**Aim of the exercise**
Could you retype the lines below, starting at the line holding "Clone this chart in Chart.js." and stopping at the line holding "let points = stayDays.map((d, i)", inclusive? Copy them exactly and drop the images.

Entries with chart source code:
↓↓↓

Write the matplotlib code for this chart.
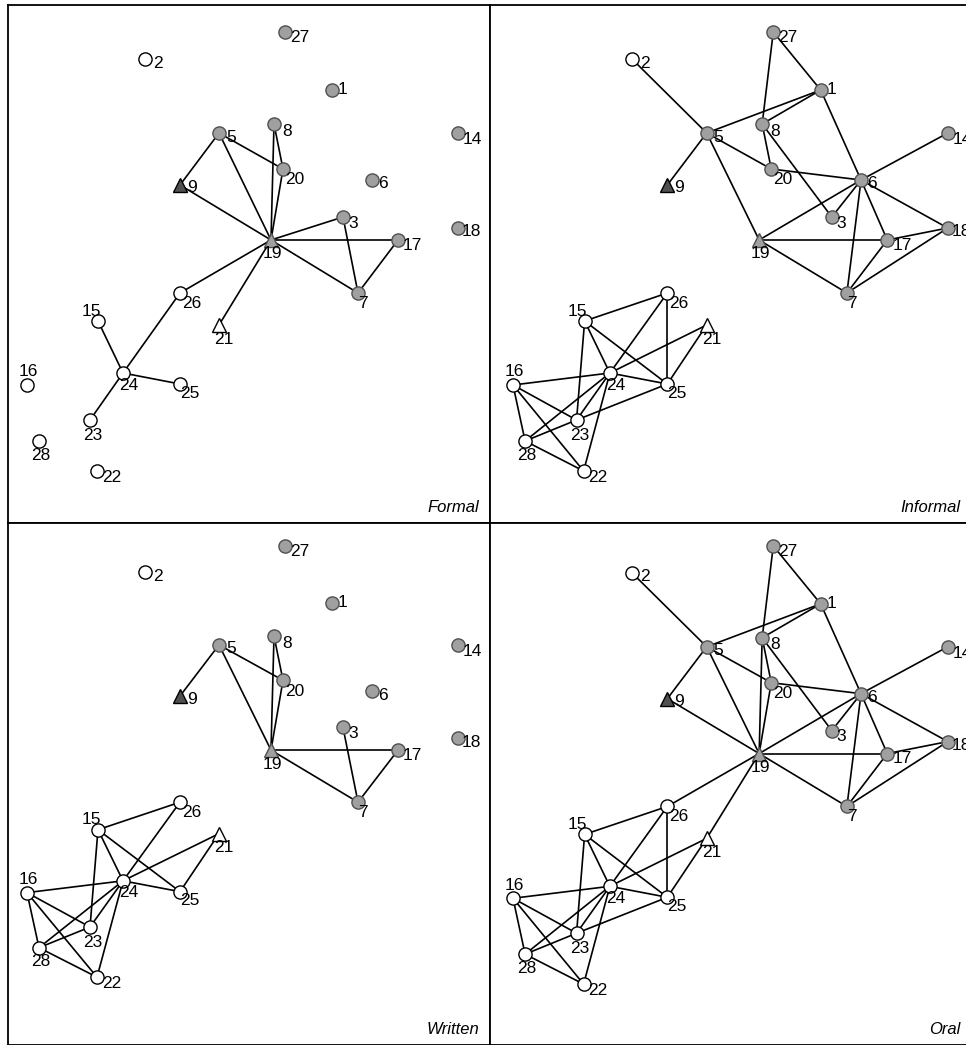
import matplotlib.pyplot as plt

plt.rcParams['font.family'] = ['Liberation Sans', 'DejaVu Sans']

# node layout (same for all four panels)
nodes = [1, 2, 3, 5, 6, 7, 8, 9, 14, 15, 16, 17, 18, 19, 20, 21, 22, 23, 24, 25, 26, 27, 28]
pos_x = [324, 137, 335, 211, 364, 350, 266, 172, 450, 90, 19, 390, 450, 263, 275, 211, 89, 82, 115, 172, 172, 277, 31]
pos_y = [433, 464, 306, 390, 343, 230, 399, 338, 390, 202, 138, 283, 295, 283, 354, 198, 52, 103, 150, 139, 230, 491, 82]
fill = ['gray', 'white', 'gray', 'gray', 'gray', 'gray', 'gray', 'dark', 'gray', 'white', 'white', 'gray',
        'gray', 'gray', 'gray', 'white', 'white', 'white', 'white', 'white', 'white', 'gray', 'white']
shape = ['o', 'o', 'o', 'o', 'o', 'o', 'o', '^', 'o', 'o', 'o', 'o', 'o', '^', 'o', '^', 'o', 'o', 'o', 'o', 'o', 'o', 'o']

cluster = [(26, 15), (26, 24), (26, 25), (15, 24), (15, 25), (15, 23), (21, 24), (21, 25), (16, 24),
           (24, 25), (16, 23), (16, 28), (16, 22), (24, 28), (24, 23), (24, 22), (23, 28), (23, 25), (28, 22)]

edges_formal = [(5, 9), (5, 19), (5, 20), (8, 19), (8, 20), (20, 19), (9, 19), (19, 3), (19, 17), (19, 7),
                (3, 7), (17, 7), (19, 26), (19, 21), (26, 24), (15, 24), (24, 25), (24, 23)]

edges_informal = [(2, 5), (5, 9), (5, 1), (5, 20), (5, 19), (27, 8), (27, 1), (1, 8), (1, 6), (8, 20),
                  (8, 3), (20, 6), (14, 6), (6, 19), (6, 3), (6, 17), (6, 7), (6, 18), (19, 17), (19, 7),
                  (17, 18), (17, 7), (18, 7)] + cluster

edges_written = [(5, 9), (5, 19), (5, 20), (8, 19), (8, 20), (20, 19), (19, 17), (19, 7), (3, 7), (17, 7),
                 (15, 26), (15, 24), (15, 23), (15, 25), (26, 24), (24, 21), (21, 25), (16, 24), (24, 25),
                 (16, 23), (16, 28), (16, 22), (24, 28), (24, 23), (24, 22), (23, 28), (28, 22)]

edges_oral = [(2, 5), (5, 9), (5, 1), (5, 20), (5, 19), (27, 8), (27, 1), (1, 8), (1, 6), (8, 20), (8, 3),
              (8, 19), (20, 19), (20, 6), (9, 19), (14, 6), (6, 19), (6, 3), (6, 17), (6, 7), (6, 18),
              (19, 17), (19, 7), (19, 26), (19, 21), (17, 18), (17, 7), (18, 7)] + cluster

# label offsets in pixels (dx, dy down, alignment)
label_off = {1: (6, 0, 'left'), 2: (8, 4, 'left'), 3: (5, 6, 'left'), 5: (7, 4, 'left'), 6: (6, 4, 'left'),
             7: (5, 10, 'center'), 8: (8, 7, 'left'), 9: (7, 3, 'left'), 14: (5, 7, 'left'),
             15: (-7, -10, 'center'), 16: (1, -13, 'center'), 17: (5, 5, 'left'), 18: (4, 4, 'left'),
             19: (1, 14, 'center'), 20: (2, 11, 'left'), 21: (5, 14, 'center'), 22: (5, 6, 'left'),
             23: (3, 15, 'center'), 24: (6, 12, 'center'), 25: (0, 9, 'left'), 26: (2, 10, 'left'),
             27: (5, 6, 'left'), 28: (2, 14, 'center')}

colors = {'gray': ('#a0a0a0', '#505050'), 'white': ('white', 'black'), 'dark': ('#505050', 'black')}

W, H = 966, 1045
fig = plt.figure(figsize=(W / 100, H / 100), dpi=100)

panels = [
    ('Formal', edges_formal, [8 / W, 522 / H, 482 / W, 518 / H], (0, 482), (0, 518)),
    ('Informal', edges_informal, [490 / W, 522 / H, 482 / W, 518 / H], (-3.8, 474), (0, 518)),
    ('Written', edges_written, [8 / W, 0, 482 / W, 522 / H], (0, 482), (-17, 514)),
    ('Oral', edges_oral, [490 / W, 0, 482 / W, 522 / H], (-3.8, 474), (-9, 514)),
]

idx = {n: i for i, n in enumerate(nodes)}

for name, edges, rect, xl, yl in panels:
    ax = fig.add_axes(rect)
    for a, b in edges:
        ax.plot([pos_x[idx[a]], pos_x[idx[b]]], [pos_y[idx[a]], pos_y[idx[b]]],
                color='black', lw=1.2, zorder=1, solid_capstyle='round')
    for i, n in enumerate(nodes):
        fc, ec = colors[fill[i]]
        ms = 9.5 if shape[i] == 'o' else 10
        ax.plot(pos_x[i], pos_y[i], marker=shape[i], ms=ms, mfc=fc, mec=ec, mew=1.0,
                linestyle='none', zorder=2)
        dx, dy, ha = label_off[n]
        ax.annotate(str(n), (pos_x[i], pos_y[i]), xytext=(dx, -dy), textcoords='offset pixels',
                    ha=ha, va='center', fontsize=12.5, zorder=3)
    ax.text(0.977, 0.03, name, transform=ax.transAxes, ha='right', va='center',
            fontsize=12, style='italic')
    ax.set_xlim(*xl)
    ax.set_ylim(*yl)
    ax.set_xticks([])
    ax.set_yticks([])
    for s in ax.spines.values():
        s.set_linewidth(1.3)

fig.savefig('out.png', dpi=100)
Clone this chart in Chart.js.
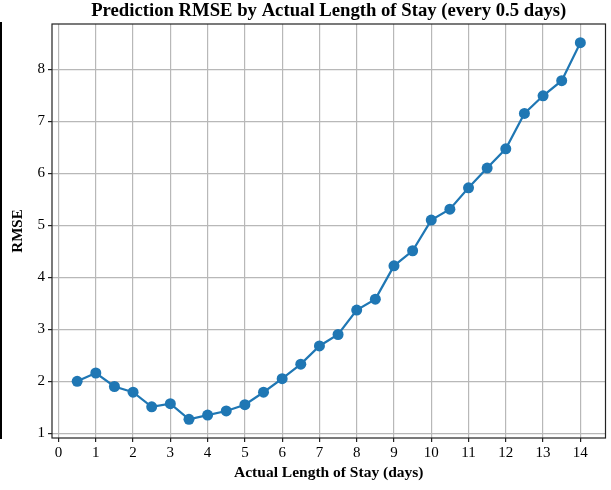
<!DOCTYPE html>
<html>
<head>
<meta charset="utf-8">
<script src="https://cdn.jsdelivr.net/npm/chart.js@4/dist/chart.umd.min.js"></script>
<style>
  html, body { margin: 0; padding: 0; background: #fff; }
  #wrap { width: 611px; height: 490px; }
</style>
</head>
<body>
<div id="wrap"><canvas id="rmseChart" width="611" height="490"></canvas></div>
<script>
// length of stay buckets (days) and RMSE
let stayDays = [0.5, 1, 1.5, 2, 2.5, 3, 3.5, 4, 4.5, 5, 5.5, 6, 6.5, 7,
                7.5, 8, 8.5, 9, 9.5, 10, 10.5, 11, 11.5, 12, 12.5, 13, 13.5, 14];
let rmseValues = [2.00, 2.16, 1.90, 1.79, 1.51, 1.57, 1.27, 1.35, 1.43, 1.55, 1.79, 2.05, 2.33, 2.68,
                  2.90, 3.37, 3.58, 4.22, 4.51, 5.10, 5.31, 5.72, 6.10, 6.47, 7.15, 7.49, 7.78, 8.51];
let xTickValues = [0, 1, 2, 3, 4, 5, 6, 7, 8, 9, 10, 11, 12, 13, 14];
let yTickValues = [1, 2, 3, 4, 5, 6, 7, 8];
let chartTitle = 'Prediction RMSE by Actual Length of Stay (every 0.5 days)';

const serif = "'Liberation Serif', 'Times New Roman', serif";

let points = stayDays.map((d, i) => ({ x: d, y: rmseValues[i] }));

// title centred over the plot, box around the plot, and the stray line at the left edge
const framePlugin = {
    id: 'frame',
    afterDraw(chart) {
        let ctx = chart.ctx;
        let a = chart.chartArea;
        ctx.save();
        ctx.strokeStyle = '#222';
        ctx.lineWidth = 1.2;
        ctx.strokeRect(a.left, a.top, a.right - a.left, a.bottom - a.top);

        ctx.strokeStyle = '#000';
        ctx.lineWidth = 2;
        ctx.beginPath();
        ctx.moveTo(1, 22);
        ctx.lineTo(1, 439);
        ctx.stroke();

        ctx.fillStyle = '#000';
        ctx.font = 'bold 18.7px ' + serif;
        ctx.textAlign = 'center';
        ctx.textBaseline = 'middle';
        ctx.fillText(chartTitle, (a.left + a.right) / 2, 11);
        ctx.restore();
    }
};

let ctx = document.getElementById('rmseChart').getContext('2d');
new Chart(ctx, {
    type: 'scatter',
    data: {
        datasets: [{
            data: points,
            showLine: true,
            borderColor: '#1f77b4',
            backgroundColor: '#1f77b4',
            borderWidth: 2.2,
            pointRadius: 5.5,
            pointHoverRadius: 5.5,
            pointBorderWidth: 0
        }]
    },
    options: {
        responsive: false,
        animation: false,
        layout: { padding: { left: 0, right: 2, top: 24, bottom: 0 } },
        plugins: {
            legend: { display: false },
            tooltip: { enabled: false },
            title: { display: false }
        },
        scales: {
            x: {
                type: 'linear',
                min: -0.175,
                max: 14.675,
                afterBuildTicks: s => { s.ticks = xTickValues.map(v => ({ value: v })); },
                afterFit: s => { s.height = 52; },
                grid: { color: '#b8b8b8', lineWidth: 1.2, tickColor: '#222', tickLength: 4 },
                border: { display: false },
                ticks: { color: '#000', padding: 2, font: { family: serif, size: 15 }, maxRotation: 0 },
                title: {
                    display: true,
                    text: 'Actual Length of Stay (days)',
                    color: '#000',
                    font: { family: serif, size: 15.5, weight: 'bold' },
                    padding: { top: 0, bottom: 8 }
                }
            },
            y: {
                min: 0.91,
                max: 8.87,
                afterBuildTicks: s => { s.ticks = yTickValues.map(v => ({ value: v })); },
                afterFit: s => { s.width = 52; },
                grid: { color: '#b8b8b8', lineWidth: 1.2, tickColor: '#222', tickLength: 4 },
                border: { display: false },
                ticks: { color: '#000', padding: 3, font: { family: serif, size: 15 } },
                title: {
                    display: true,
                    text: 'RMSE',
                    color: '#000',
                    font: { family: serif, size: 15, weight: 'bold' },
                    padding: { top: 9, bottom: 0 }
                }
            }
        }
    },
    plugins: [framePlugin]
});
</script>
</body>
</html>
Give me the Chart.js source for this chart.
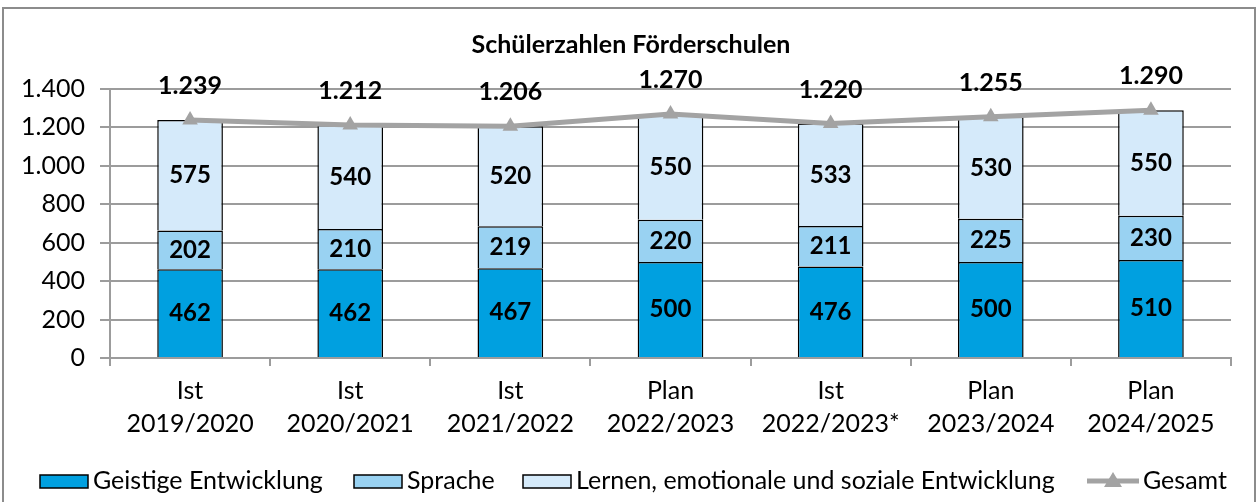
<!DOCTYPE html>
<html>
<head>
<meta charset="utf-8">
<script src="https://cdn.jsdelivr.net/npm/chart.js@4.4.1/dist/chart.umd.min.js"></script>
<style>
  body { margin: 0; background: #fff; }
</style>
</head>
<body>
<canvas id="myChart" width="1258" height="502"></canvas>
<script>
// data
const categories = [
  ["Ist", "2019/2020"],
  ["Ist", "2020/2021"],
  ["Ist", "2021/2022"],
  ["Plan", "2022/2023"],
  ["Ist", "2022/2023*"],
  ["Plan", "2023/2024"],
  ["Plan", "2024/2025"]
];
const geistige = [462, 462, 467, 500, 476, 500, 510];
const sprache = [202, 210, 219, 220, 211, 225, 230];
const lernen = [575, 540, 520, 550, 533, 530, 550];
const gesamt = [1239, 1212, 1206, 1270, 1220, 1255, 1290];
const yMax = 1400;
const yStep = 200;

const chartTitle = "Schülerzahlen Förderschulen";
const FONT = "Lato";
const gridGray = "#9c9c9c";
const lineGray = "#a3a3a3";

function deNum(v) {
  return String(v).replace(/\B(?=(\d{3})+(?!\d))/g, ".");
}

// labels inside the bars and above the line points
const valueLabels = {
  id: "valueLabels",
  afterDatasetsDraw(chart) {
    const ctx = chart.ctx;
    ctx.save();
    ctx.fillStyle = "#000";
    ctx.textAlign = "center";
    ctx.textBaseline = "middle";
    chart.data.datasets.forEach((ds, i) => {
      const meta = chart.getDatasetMeta(i);
      meta.data.forEach((el, j) => {
        if (ds.type === "line") {
          ctx.font = "bold 25px " + FONT;
          ctx.fillText(deNum(ds.data[j]), el.x, el.y - 34);
        } else {
          ctx.font = "bold 24px " + FONT;
          ctx.fillText(deNum(ds.data[j]), el.x, (el.y + el.base) / 2);
        }
      });
    });
    ctx.restore();
  }
};

// frame, title and legend
const decor = {
  id: "decor",
  afterDraw(chart) {
    const ctx = chart.ctx;
    ctx.save();
    ctx.strokeStyle = "#8c8c8c";
    ctx.lineWidth = 2;
    ctx.strokeRect(3, 8, 1252, 520);

    ctx.fillStyle = "#000";
    ctx.textAlign = "center";
    ctx.textBaseline = "middle";
    ctx.font = "bold 25px " + FONT;
    ctx.fillText(chartTitle, 631, 45);

    ctx.font = "25px " + FONT;
    ctx.textAlign = "left";
    const ly = 481;
    const boxes = [
      { x: 40, ds: 0 },
      { x: 354, ds: 1 },
      { x: 523, ds: 2 }
    ];
    boxes.forEach(b => {
      const ds = chart.data.datasets[b.ds];
      ctx.fillStyle = ds.backgroundColor;
      ctx.fillRect(b.x, ly - 6, 48, 13);
      ctx.strokeStyle = "#000";
      ctx.lineWidth = 1.5;
      ctx.strokeRect(b.x, ly - 6, 48, 13);
      ctx.fillStyle = "#000";
      ctx.fillText(ds.label, b.x + 53, ly);
    });
    const lds = chart.data.datasets[3];
    ctx.strokeStyle = lineGray;
    ctx.lineWidth = 5;
    ctx.beginPath();
    ctx.moveTo(1087, ly);
    ctx.lineTo(1139, ly);
    ctx.stroke();
    ctx.fillStyle = lineGray;
    ctx.beginPath();
    ctx.moveTo(1113, ly - 9);
    ctx.lineTo(1122, ly + 6);
    ctx.lineTo(1104, ly + 6);
    ctx.closePath();
    ctx.fill();
    ctx.fillStyle = "#000";
    ctx.fillText(lds.label, 1143, ly);
    ctx.restore();
  }
};

const ctx = document.getElementById("myChart").getContext("2d");
const myChart = new Chart(ctx, {
  data: {
    labels: categories,
    datasets: [
      {
        type: "bar",
        label: "Geistige Entwicklung",
        data: geistige,
        backgroundColor: "#00a0e0",
        borderColor: "#000",
        borderWidth: 1.5,
        barPercentage: 0.41,
        categoryPercentage: 1,
        order: 2
      },
      {
        type: "bar",
        label: "Sprache",
        data: sprache,
        backgroundColor: "#99d2f2",
        borderColor: "#000",
        borderWidth: 1.5,
        barPercentage: 0.41,
        categoryPercentage: 1,
        order: 2
      },
      {
        type: "bar",
        label: "Lernen, emotionale und soziale Entwicklung",
        data: lernen,
        backgroundColor: "#d5eafa",
        borderColor: "#000",
        borderWidth: 1.5,
        barPercentage: 0.41,
        categoryPercentage: 1,
        order: 2
      },
      {
        type: "line",
        label: "Gesamt",
        data: gesamt,
        borderColor: lineGray,
        backgroundColor: lineGray,
        borderWidth: 5,
        pointStyle: "triangle",
        pointRadius: 9,
        pointBorderWidth: 0,
        pointBackgroundColor: lineGray,
        tension: 0,
        order: 1
      }
    ]
  },
  options: {
    responsive: false,
    animation: false,
    layout: { padding: { top: 89, right: 27, left: 0, bottom: 0 } },
    plugins: {
      legend: { display: false },
      title: { display: false },
      tooltip: { enabled: false }
    },
    scales: {
      x: {
        stacked: true,
        offset: true,
        grid: {
          offset: true,
          drawOnChartArea: false,
          tickLength: 8,
          color: gridGray,
          lineWidth: 2
        },
        border: { color: gridGray, width: 2 },
        ticks: {
          color: "#000",
          font: { family: FONT, size: 25, lineHeight: 1.32 },
          padding: 8,
          maxRotation: 0
        },
        afterFit(scale) { scale.height = 144; }
      },
      y: {
        stacked: true,
        min: 0,
        max: yMax,
        grid: { color: gridGray, lineWidth: 2, tickLength: 10 },
        border: { color: gridGray, width: 2 },
        ticks: {
          stepSize: yStep,
          color: "#000",
          font: { family: FONT, size: 25 },
          padding: 15,
          callback: v => deNum(v)
        },
        afterFit(scale) { scale.width = 110; }
      }
    }
  },
  plugins: [valueLabels, decor]
});
</script>
</body>
</html>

↑↑↑

**Exercise answer**
Clone this chart in Chart.js.
<!DOCTYPE html>
<html>
<head>
<meta charset="utf-8">
<script src="https://cdn.jsdelivr.net/npm/chart.js@4/dist/chart.umd.min.js"></script>
<style>
  html, body { margin: 0; padding: 0; background: #fff; }
  #wrap { width: 611px; height: 490px; }
</style>
</head>
<body>
<div id="wrap"><canvas id="rmseChart" width="611" height="490"></canvas></div>
<script>
// length of stay buckets (days) and RMSE
let stayDays = [0.5, 1, 1.5, 2, 2.5, 3, 3.5, 4, 4.5, 5, 5.5, 6, 6.5, 7,
                7.5, 8, 8.5, 9, 9.5, 10, 10.5, 11, 11.5, 12, 12.5, 13, 13.5, 14];
let rmseValues = [2.00, 2.16, 1.90, 1.79, 1.51, 1.57, 1.27, 1.35, 1.43, 1.55, 1.79, 2.05, 2.33, 2.68,
                  2.90, 3.37, 3.58, 4.22, 4.51, 5.10, 5.31, 5.72, 6.10, 6.47, 7.15, 7.49, 7.78, 8.51];
let xTickValues = [0, 1, 2, 3, 4, 5, 6, 7, 8, 9, 10, 11, 12, 13, 14];
let yTickValues = [1, 2, 3, 4, 5, 6, 7, 8];
let chartTitle = 'Prediction RMSE by Actual Length of Stay (every 0.5 days)';

const serif = "'Liberation Serif', 'Times New Roman', serif";

let points = stayDays.map((d, i) => ({ x: d, y: rmseValues[i] }));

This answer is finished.